The point is there's a third option. Use a level of redundancy appropriate to the importance of the system, and then it doesn't fail to begin with and it isn't necessary to divert blame. Meanwhile you get to show your boss how you saved the company millions of dollars.

> And if there is some random bug (eg. kernel oops when mounting volume), there's IBM support on the call. Working with standard options, means standard, well-known bugs, and that means that support can help fix them.

Which you can still get for linux/solaris/mdadm/zfs/btrfs/whatever from a variety of vendors if you really want it. But because they're generic technologies, this also means you can get that support from multiple competing providers (so the cost is lower), including per-incident support once something happens that requires it instead of having to buy a support contract you may not ever need.

Which you generally won't need, because the likes of mdadm are more widely used (and so better tested) than any individual vendor's proprietary hardware RAID solution, and can also recover more easily from things like controller failures because the replacement controller needs no state and is not required to match in firmware version or even model.

1bc29b36f623ba8 · on May 25, 2020

The grandparent does have a point when it comes to assigning blame; when you have a hardware-based solution then one can always blame the hardware manufacturer. If you use an open-source solution then there is typically no warranties, and then blame therefore falls upon whomever implemented the solution.

Management likes accountability so the above isn't going to change any time soon.

Now, obviously, the way around is to use enterprise-level solutions based on software. It is often more expensive than the hardware route, but as you say, there are plenty of vendors who do offer such solutions with a proper SLA.

wodenokoto · on May 25, 2020

> But you're the one who chose the vendor, and evaluated their solution, and accepted it. So you're still fired.

No, that is the whole point of the "Nobody got fired for buying IBM" meme. If you buy IBM and it fails, even your corporate, non-tech boss knows (or believes) that you couldn't have done any better than what you did.

If you build your own solution or buy from a "lesser" vendor, when things fail, you will be questioned about the solution.

> The point is there's a third option. Use a level of redundancy appropriate to the importance of the system, and then it doesn't fail to begin with and it isn't necessary to divert blame.

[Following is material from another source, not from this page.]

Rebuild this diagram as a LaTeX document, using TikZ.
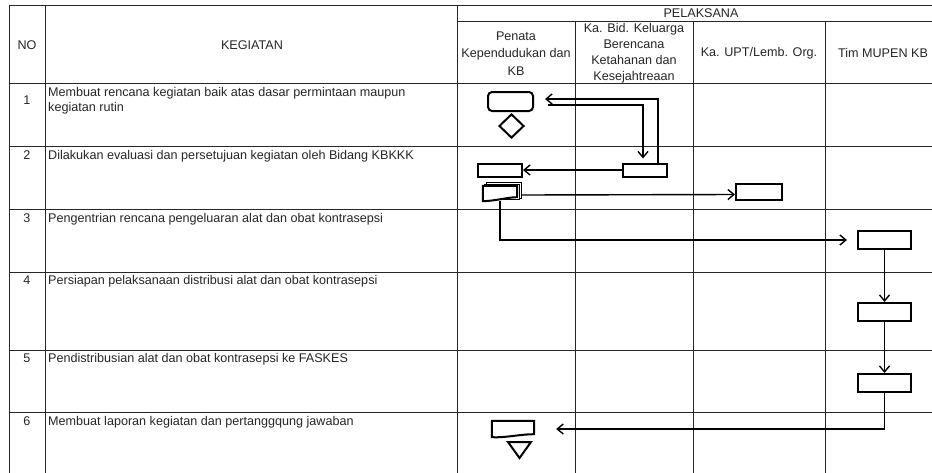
\documentclass[tikz,border=0pt]{standalone}
\usepackage{fontspec}
\setmainfont{Liberation Sans}
\usetikzlibrary{shapes.geometric,arrows.meta}
\begin{document}
\begin{tikzpicture}[x=1pt,y=-1pt,
  grid/.style={line width=0.9pt, draw=black!85},
  txt/.style={font=\fontsize{12.6}{15}\selectfont, inner sep=0pt, text=black!85},
  hdr/.style={txt, align=center},
  shp/.style={draw=black, line width=2pt, fill=white, inner sep=0pt},
  shpthin/.style={draw=black, line width=1.3pt, fill=white},
  ghost/.style={draw=none, inner sep=0pt},
  arr/.style={draw=black, line width=1.4pt, -{Straight Barb[length=6pt,width=10pt]}}
]
\useasboundingbox (0,0) rectangle (932,472);
\clip (0,0) rectangle (932,472);
% grid
\draw[grid] (9,5) -- (945,5);
\draw[grid] (457,21) -- (945,21);
\foreach \yy in {83,146,209,272,350,412} \draw[grid] (9,\yy) -- (945,\yy);
\foreach \xx in {9,45,457} \draw[grid] (\xx,5) -- (\xx,480);
\foreach \xx in {575,693,825} \draw[grid] (\xx,21) -- (\xx,480);
% header
\node[txt] (hno) at (27,45) {NO};
\node[txt] (hkeg) at (252,45) {KEGIATAN};
\node[txt] (hpel) at (701,13) {PELAKSANA};
\node[hdr, font=\fontsize{12.6}{17.5}\selectfont] (hpen) at (516,53.5) {Penata\\Kependudukan dan\\KB};
\node[hdr, font=\fontsize{12.6}{16}\selectfont] (hkb) at (634,53) {Ka. Bid. Keluarga\\Berencana\\Ketahanan dan\\Kesejahtreaan};
\node[txt] (hupt) at (759,53) {Ka. UPT/Lemb. Org.};
\node[txt] (htim) at (883,53) {Tim MUPEN KB};
% rows
\node[txt, anchor=base] (n1) at (27,104.5) {1};
\node[txt, anchor=base west] (k1a) at (48,96.5) {Membuat rencana kegiatan baik atas dasar permintaan maupun};
\node[txt, anchor=base west] (k1b) at (48,111.5) {kegiatan rutin};
\node[txt, anchor=base] (n2) at (27,159) {2};
\node[txt, anchor=base west] (k2) at (48,159) {Dilakukan evaluasi dan persetujuan kegiatan oleh Bidang KBKKK};
\node[txt, anchor=base] (n3) at (27,222.5) {3};
\node[txt, anchor=base west] (k3) at (48,222.5) {Pengentrian rencana pengeluaran alat dan obat kontrasepsi};
\node[txt, anchor=base] (n4) at (27,284.5) {4};
\node[txt, anchor=base west] (k4) at (48,284.5) {Persiapan pelaksanaan distribusi alat dan obat kontrasepsi};
\node[txt, anchor=base] (n5) at (27,362.5) {5};
\node[txt, anchor=base west] (k5) at (48,362.5) {Pendistribusian alat dan obat kontrasepsi ke FASKES};
\node[txt, anchor=base] (n6) at (27,425.5) {6};
\node[txt, anchor=base west] (k6) at (48,425.5) {Membuat laporan kegiatan dan pertanggqung jawaban};
% shapes
\node[shp, rounded corners=4pt, minimum width=45pt, minimum height=19pt] (t1) at (510.5,101.5) {};
\node[shp, diamond, aspect=1, minimum width=25pt, minimum height=24pt] (d1) at (511.5,126) {};
\node[shp, minimum width=44pt, minimum height=13pt] (kb2) at (645,170) {};
\node[shp, minimum width=44pt, minimum height=13pt] (p2) at (500,170) {};
\node[ghost, minimum width=34pt, minimum height=15pt] (md) at (500,193.5) {};
\draw[shpthin] ([shift={(4,-3)}]md.north west) rectangle ([shift={(4,-3)}]md.south east);
\draw[shpthin] ([shift={(2,-1.5)}]md.north west) rectangle ([shift={(2,-1.5)}]md.south east);
\draw[shp] (md.north west) -- (md.north east) -- ([yshift=4pt]md.south east)
  .. controls (509,197) and (495,201) .. (md.south west) -- cycle;
\node[shp, minimum width=46pt, minimum height=16pt] (u2) at (759,192) {};
\node[shp, minimum width=53pt, minimum height=18pt] (m3) at (884.5,240) {};
\node[shp, minimum width=53pt, minimum height=18pt] (m4) at (884.5,312) {};
\node[shp, minimum width=53pt, minimum height=18pt] (m5) at (884.5,383) {};
\node[ghost, minimum width=42pt, minimum height=16pt] (doc6) at (513,429) {};
\draw[shp] (doc6.north west) -- (doc6.north east) -- ([yshift=3pt]doc6.south east)
  .. controls (522,434) and (505,438) .. (doc6.south west) -- cycle;
\coordinate (tri6) at (519.5,448);
\draw[shp] (508,442) -- (531,442) -- (519.5,458) -- cycle;
% connectors
\draw[arr, shorten <=14pt, shorten >=4pt] ([yshift=-3.5pt]t1.east) -| ([xshift=-2pt]kb2.north);
\draw[arr, shorten >=11pt] ([xshift=13pt]kb2.north) |- ([yshift=2.5pt]t1.east);
\draw[arr] (kb2.west) -- (p2.east);
\draw[arr] ([xshift=4pt,yshift=-1.5pt]md.east) -- ([yshift=-1pt]md.east -| u2.west);
\draw[arr, shorten >=10pt] (md.south) |- (m3.west);
\draw[arr] (m3.south) -- (m4.north);
\draw[arr] (m4.south) -- (m5.north);
\draw[arr, shorten >=22pt] (m5.south) |- (doc6.east);
\end{tikzpicture}
\end{document}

That doesn't make any sense. The hypothetical here is that we are comparing the failure of the best homebrew solution to the failure of the appropriate big corporation solution.

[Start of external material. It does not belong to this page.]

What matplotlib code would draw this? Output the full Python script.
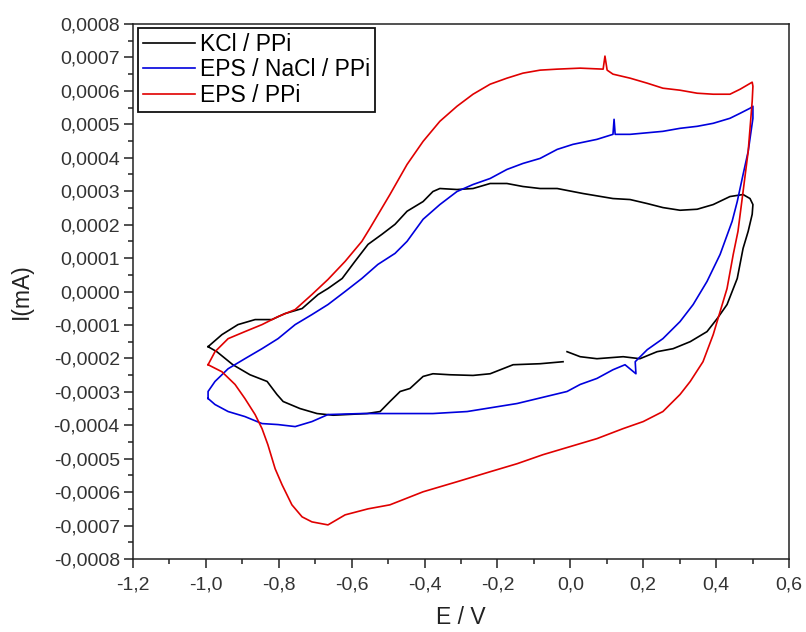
import numpy as np
import matplotlib
matplotlib.use("Agg")
import matplotlib.pyplot as plt
from matplotlib.ticker import MultipleLocator, FuncFormatter

plt.rcParams['font.family'] = ['Liberation Sans', 'DejaVu Sans']

# ---- data (E in V, I in units of 1e-4 mA) ----
SCALE = 1e-4

kcl_E = [-0.994, -0.956, -0.912, -0.865, -0.819, -0.783, -0.736, -0.692, -0.665, -0.626,
         -0.591, -0.555, -0.517, -0.481, -0.448, -0.404, -0.377, -0.358, -0.311, -0.267,
         -0.220, -0.174, -0.130, -0.083, -0.036, 0.035, 0.117, 0.164, 0.211, 0.254,
         0.301, 0.348, 0.392, 0.438, 0.474, 0.493, 0.501, 0.499,
         0.488, 0.474, 0.458, 0.430, 0.403, 0.375, 0.329, 0.282, 0.238, 0.191,
         0.145, 0.073, 0.027, -0.009, np.nan,
         -0.020, -0.083, -0.157, -0.220, -0.267, -0.330, -0.377, -0.404, -0.440, -0.467,
         -0.495, -0.522, -0.558, -0.651, -0.695, -0.742, -0.788, -0.805, -0.832, -0.879,
         -0.926, -0.970, -0.994]
kcl_I = [-1.65, -1.29, -0.99, -0.84, -0.84, -0.66, -0.51, -0.09, 0.09, 0.39,
         0.90, 1.41, 1.71, 2.01, 2.40, 2.69, 2.99, 3.08, 3.05, 3.08,
         3.23, 3.23, 3.14, 3.08, 3.08, 2.93, 2.78, 2.75, 2.63, 2.51,
         2.43, 2.46, 2.60, 2.84, 2.90, 2.78, 2.60, 2.31,
         1.80, 1.29, 0.39, -0.39, -0.81, -1.20, -1.50, -1.71, -1.80, -2.01,
         -1.95, -2.01, -1.95, -1.80, np.nan,
         -2.10, -2.16, -2.19, -2.46, -2.51, -2.49, -2.46, -2.54, -2.90, -2.99,
         -3.29, -3.59, -3.65, -3.70, -3.65, -3.50, -3.29, -3.08, -2.69, -2.49,
         -2.19, -1.80, -1.65]

nacl_E = [-0.994, -0.994, -0.975, -0.939, -0.893, -0.846, -0.802, -0.755, -0.709, -0.665,
          -0.618, -0.572, -0.528, -0.481, -0.448, -0.404, -0.358, -0.311, -0.267, -0.220,
          -0.174, -0.130, -0.083, -0.036, 0.007, 0.073, 0.117, 0.120, 0.123, 0.164,
          0.254, 0.301, 0.348, 0.392, 0.438, 0.466, 0.493, 0.501,
          0.501, 0.488, 0.474, 0.458, 0.444, 0.411, 0.375, 0.337, 0.301, 0.254,
          0.211, 0.178, 0.180, 0.150, 0.117, 0.073, 0.027, -0.009, -0.146, -0.283,
          -0.377, -0.481, -0.572, -0.665, -0.709, -0.755, -0.802, -0.846, -0.893, -0.939,
          -0.975, -0.994]
nacl_I = [-3.20, -2.99, -2.69, -2.31, -2.01, -1.71, -1.41, -0.99, -0.69, -0.39,
          0.00, 0.39, 0.81, 1.14, 1.50, 2.16, 2.60, 2.99, 3.20, 3.38,
          3.65, 3.83, 3.98, 4.25, 4.40, 4.55, 4.70, 5.15, 4.70, 4.70,
          4.79, 4.88, 4.94, 5.03, 5.18, 5.33, 5.48, 5.54,
          5.18, 4.19, 3.50, 2.69, 2.10, 1.11, 0.30, -0.39, -0.90, -1.41,
          -1.74, -2.10, -2.46, -2.19, -2.34, -2.60, -2.78, -2.99, -3.35, -3.59,
          -3.65, -3.65, -3.65, -3.68, -3.89, -4.04, -3.98, -3.95, -3.74, -3.59,
          -3.38, -3.20]

eps_E = [-0.994, -0.975, -0.939, -0.893, -0.846, -0.802, -0.755, -0.709, -0.665, -0.618,
         -0.572, -0.550, -0.495, -0.448, -0.404, -0.358, -0.311, -0.267, -0.220, -0.174,
         -0.130, -0.083, -0.036, 0.027, 0.090, 0.095, 0.101, 0.117, 0.164, 0.211,
         0.254, 0.301, 0.348, 0.392, 0.438, 0.466, 0.499,
         0.501, 0.499, 0.488, 0.474, 0.460, 0.447, 0.430, 0.411, 0.392, 0.364,
         0.329, 0.301, 0.254, 0.200, 0.145, 0.073, -0.001, -0.075, -0.146, -0.220,
         -0.311, -0.404, -0.495, -0.555, -0.618, -0.665, -0.709, -0.736, -0.764, -0.791,
         -0.810, -0.830, -0.846, -0.865, -0.893, -0.920, -0.956, -0.994]
eps_I = [-2.19, -1.80, -1.41, -1.20, -0.99, -0.75, -0.54, -0.09, 0.36, 0.90,
         1.50, 1.89, 2.90, 3.80, 4.49, 5.09, 5.54, 5.90, 6.20, 6.38,
         6.53, 6.62, 6.65, 6.68, 6.65, 7.04, 6.62, 6.50, 6.38, 6.23,
         6.08, 6.02, 5.93, 5.90, 5.90, 6.05, 6.26,
         6.14, 5.69, 4.19, 2.99, 1.80, 1.11, 0.09, -0.60, -1.29, -2.10,
         -2.69, -3.08, -3.59, -3.89, -4.10, -4.40, -4.64, -4.88, -5.15, -5.39,
         -5.69, -5.99, -6.38, -6.50, -6.68, -6.98, -6.89, -6.74, -6.38, -5.78,
         -5.30, -4.58, -4.10, -3.68, -3.20, -2.78, -2.40, -2.19]

labels = ["KCl / PPi", "EPS / NaCl / PPi", "EPS / PPi"]
colors = ["#000000", "#0000dd", "#e00000"]

# ---- figure ----
fig = plt.figure(figsize=(8.06, 6.32), dpi=100)
ax = fig.add_axes([133/806, 1 - 559/632, 656/806, 535/632])

series = [(kcl_E, kcl_I), (nacl_E, nacl_I), (eps_E, eps_I)]
for (E, I), lab, c in zip(series, labels, colors):
    ax.plot(E, np.array(I, dtype=float) * SCALE, color=c, lw=1.2, label=lab)

ax.set_xlim(-1.2, 0.6)
ax.set_ylim(-0.0008, 0.0008)
ax.xaxis.set_major_locator(MultipleLocator(0.2))
ax.xaxis.set_minor_locator(MultipleLocator(0.1))
ax.yaxis.set_major_locator(MultipleLocator(0.0001))
ax.yaxis.set_minor_locator(MultipleLocator(0.00005))

def fx(v, pos):
    s = f"{v:.1f}"
    if s == "-0.0":
        s = "0.0"
    return s.replace('.', ',')

def fy(v, pos):
    s = f"{v:.4f}"
    if s == "-0.0000":
        s = "0.0000"
    return s.replace('.', ',')

ax.xaxis.set_major_formatter(FuncFormatter(fx))
ax.yaxis.set_major_formatter(FuncFormatter(fy))

ax.tick_params(which='both', direction='out', top=False, right=False, width=1.1, colors='#222222')
ax.tick_params(which='major', length=6.5, labelsize=14, labelcolor='#333333')
ax.tick_params(which='minor', length=3.8)
ax.tick_params(axis='x', which='major', pad=6)
ax.tick_params(axis='y', which='major', pad=3)
for sp in ax.spines.values():
    sp.set_linewidth(1.1)
    sp.set_color('#222222')

ax.set_xlabel("E / V", fontsize=16.5, color='#222222')
ax.set_ylabel("I(mA)", fontsize=16.5, color='#222222')
ax.xaxis.set_label_coords(0.5, -0.088)
ax.yaxis.set_label_coords(-0.152, 0.5)

leg = ax.legend(loc='upper left', bbox_to_anchor=(5/656, 1 - 4/535), borderaxespad=0,
                fontsize=16.5, frameon=True, fancybox=False, framealpha=1,
                handlelength=2.3, handletextpad=0.2, labelspacing=0.12, borderpad=0.2)
leg.get_frame().set_edgecolor('#111111')
leg.get_frame().set_linewidth(1.3)

fig.savefig("out.png", dpi=100, facecolor='white')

It doesn't make sense to say that the solution to failures is to not have any.

zrm · on May 25, 2020

> No, that is the whole point of the "Nobody got fired for buying IBM" meme. If you buy IBM and it fails, even your corporate, non-tech boss knows (or believes) that you couldn't have done any better than what you did.

"Nobody got fired for buying IBM" isn't a meme, it's an IBM marketing slogan. In real life your boss cares a lot more about whether something failed on your watch than why.

> It doesn't make sense to say that the solution to failures is to not have any.

It does when the open source solutions have a lower failure rate because they're more widely used, better tested and less "integrated" which dramatically increases flexibility in quickly implementing solutions to unforeseen problems. It also leaves more budget for real improvements, because RAID6 with a hot spare on commodity hardware costs less than RAID5 with no spare from "enterprise" vendors.

Reliability engineering is science. Hardware will fail. Software will fail. So you include redundancy for the hardware with the highest failure rates, use more redundancy for systems with higher importance, and use modular widely-available commodity parts that can be quickly replaced and sourced from multiple independent vendors. For systems with even higher availability requirements, use system-level redundancy and keep regular snapshots on access-restricted independent backup systems, etc.

Money spent actually preventing failures is more effective than money spent to acquire a scapegoat.

newacct583 · on May 25, 2020

Still, those enterprise junior executives didn't get fired for choosing mainframes! Their companies made bad decisions in hindsight, but they (and we) blame those bad choices on IBM having failed to meet the needs of the market, not on whatever random Fortune 500 companies bought S/390's instead of PC servers.

Which is the point. IBM was the conservative choice, and they remained so even past the point where they were the wrong choice. If you're a junior executive trying to climb the ladder, that kind of "decision security" has real value.

ajsnigrutin · on May 25, 2020

> Still, those enterprise junior executives didn't get fired for choosing mainframes!

This!

> Their companies made bad decisions in hindsight, but they (and we) blame those bad choices on IBM having failed to meet the needs of the market, not on whatever random Fortune 500 companies bought S/390's instead of PC servers.

Those companies didn't make bad decisions... the mainframes worked. The might have been more expensive, and slower than a bunch of PC servers, but they did the job. We now know, in hindsight, that PC servers were a better choice, but which one of us is willing to risk our own money/job for something that is currently something new?

There was even a time when tablet computers (think ipad, not x series thinkpads) were "the future of computing", and that "they would replace the need for PCs for everyone"... now (in hindsight) we know that tablets are useless for most people (except for consuming entertainment), and that work computers are still boring PCs with keyboards and mice.

emsign · on May 25, 2020

That's funny I use an IBM rebranded RAID card. In AHCI mode with ZFS.